As I read this edition of the Unesco Courier my mind began to mull over the need for artists and writers to regularly make the journey within if they are to bring home treasure. The urge towards the unfamiliar underlies the process of discovery. To discover others, fresh elements of self, is ultimately to discover - or rediscover - oneself.
Columbus wrote of this adventure in 1942, "What I want is to see and discover as much as I can..." The great discoveries are perhaps rediscoveries of things hidden in the archives of memory.
When talking to primary school students I tell them that there are things that they know that they do not know that they know and that our challenge is to draw some of these things out onto the page.
In The Sacred Pip Black Elk's Account of the Seven Rites of the Oglala Sioux one of the rites Black Elk outlines is Crying for a Vision. Given that the rite described here is intricate and Black Elk makes it clear that, if the guidelines are not done correctly, 'something very bad can happen" and "even a serpent can wrap itself around the lamenter", I am not going to suggest that that anyone follow this particular ritual.
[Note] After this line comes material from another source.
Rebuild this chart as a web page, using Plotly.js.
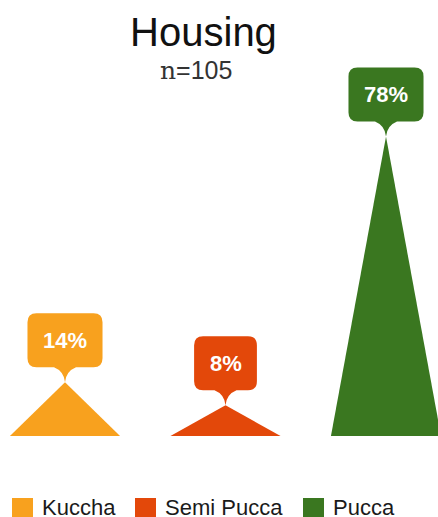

However, John Suler designed a Vision Quest exercise for students which I adapted for myself and used recently. I found this exercise to be a wonderful tool to achieve a heightened sense of self. The vision quest I undertook will remain locked in my memory and has enabled me to release a basic fear that has been haunting me.
When I go to the primary schools I take my own personal Excalibur with me. I take a magic wand that has touched the heads of hundreds of children and a small bottle of the water that I smuggled home from the Castalian Spring. I tell the story of the water that has come from the fount of inspiration and theatrically wave the wand around, telling everyone that these forces will induce creativity and ensure that streams of words will appear, like magic, on the pages of their directed writing books.
The children tell me that the wand, the water and the story of the nine muses are very powerful so I don't think I will need to invest in a pair of red shoes.
However, if anyone has a pair lying around gathering dust do let me know.
1. Take a leaf out of this tatoo artist's creative design and design your own personal Excalibur to protect you when you head off on the Vision Quest. What special protective qualities will your Excalibur need?